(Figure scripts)
____________

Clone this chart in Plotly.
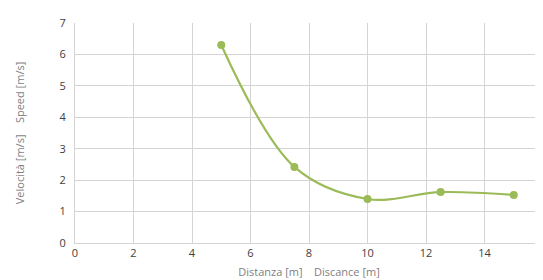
import plotly.graph_objects as go

distance = [5, 7.5, 10, 12.5, 15]
speed = [6.3, 2.42, 1.4, 1.62, 1.53]
x_ticks = [0, 2, 4, 6, 8, 10, 12, 14, 16]
y_ticks = [0, 1, 2, 3, 4, 5, 6, 7]

fig = go.Figure()
fig.add_trace(go.Scatter(
    x=distance, y=speed, mode="lines+markers",
    line=dict(color="#9bbb59", width=2.2, shape="spline", smoothing=1.0),
    marker=dict(color="#9bbb59", size=8),
    showlegend=False, cliponaxis=False,
))

font_family = "Open Sans, Noto Sans, sans-serif"
# page body has an 8px default margin: figure is sized/positioned to compensate
fig.update_layout(
    width=535, height=272,
    margin=dict(l=67, r=0, t=15, b=37, pad=0, autoexpand=False),
    paper_bgcolor="white", plot_bgcolor="white",
    font=dict(family=font_family, size=11, color="#404040"),
    xaxis=dict(
        range=[0, 16], tickvals=x_ticks, ticktext=[str(v) for v in x_ticks],
        showgrid=True, gridcolor="#d4d4d4", gridwidth=1,
        showline=True, linecolor="#d4d4d4", linewidth=1,
        ticks="", zeroline=False, automargin=False,
        ticklabeloverflow="allow",
        title=dict(text="Distanza [m]    Discance [m]", font=dict(size=11, color="#7f7f7f"), standoff=9),
    ),
    yaxis=dict(
        range=[0, 7], tickvals=y_ticks,
        showgrid=True, gridcolor="#d4d4d4", gridwidth=1,
        showline=True, linecolor="#d4d4d4", linewidth=1,
        ticks="outside", ticklen=6, tickcolor="rgba(0,0,0,0)",
        zeroline=False, automargin=False,
        title=dict(text="Velocità [m/s]    Speed [m/s]", font=dict(size=11, color="#7f7f7f"), standoff=32),
    ),
)
fig.write_html("out.html")
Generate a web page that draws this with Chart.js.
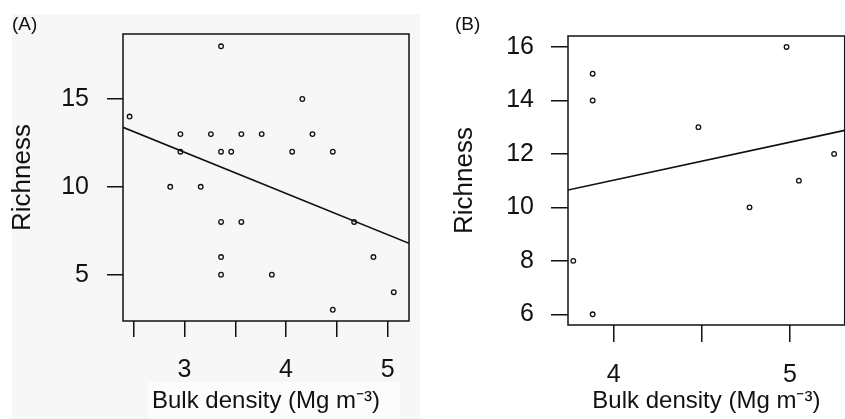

____________

Written request. Go through the material and copy out every line with "page" in it.

Task result.
# page body has an 8px default margin: figure is sized/positioned to compensate
Generate a web page that draws this with Chart.js.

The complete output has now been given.